Abigail Witchalls was left partly paralysed after being stabbed in the neck near her Surrey home in 2005.
She was in the early stages of pregnancy, months later giving birth to her second child.
Baroness Hollins said intensive media coverage surrounding her daughter went on for months after the attack.
"Every time there was any piece of news it was always front-page," she said. "It was incredibly intrusive."
She went on: "The police actually had to order the press out the garden where my daughter was living."
Baroness Hollins said that a journalist had arrived at her terminally-ill mother's house and refused to leave without a photograph until police were called.
"It was a big task - there was a child to look after, there was someone critically ill to attend to.
Story 'fabrication'
"We couldn't trust anybody and it began to form ... a division amongst members of the family on how to deal with it."
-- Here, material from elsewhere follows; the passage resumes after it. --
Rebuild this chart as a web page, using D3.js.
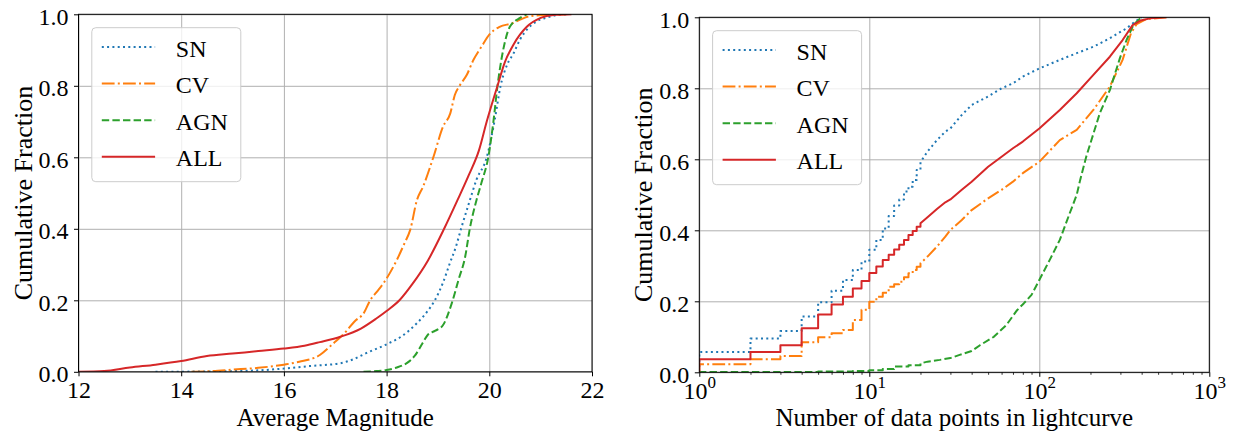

She said the press response had been more distressing than the attack itself.
There had also been "a lot of fabrication" in the media coverage, she said, citing stories such as one about a holiday that had never happened.
Baroness Hollins said she and her family had complained to the Press Complaints Commission (PCC), the voluntary regulatory body for UK print journalism.
She said the PCC seemed to be interested in dealing with one particular incident, whereas her distress was "not about one particular incident but about hundreds of incidents".
"We felt there wasn't any point complaining. It didn't seem as if anything would change. We didn't pursue the complaint," she told the inquiry.
The BBC's Ross Hawkins said: "We have heard here from a witness who never sought any sort of publicity and certainly never did anything wrong, at the centre of instrusion and interest that she just couldn't do anything about."
Our correspondent said one section of the inquiry was beginning to draw to a close, after which the inquiry will turn its attention to the relationship between the press and police, and between the press and politicians.
The Leveson Inquiry was set up by Prime Minister David Cameron in July 2011 amid new revelations of phone hacking at the now-closed News of the World (NoW) newspaper.
The first phase is examining the practices and ethics of the media.
The second will focus on unlawful conduct by the press and the police's initial hacking investigation, only after a police investigation into phone hacking at the NoW is complete.
Lord Leveson is expected to submit his final report by September.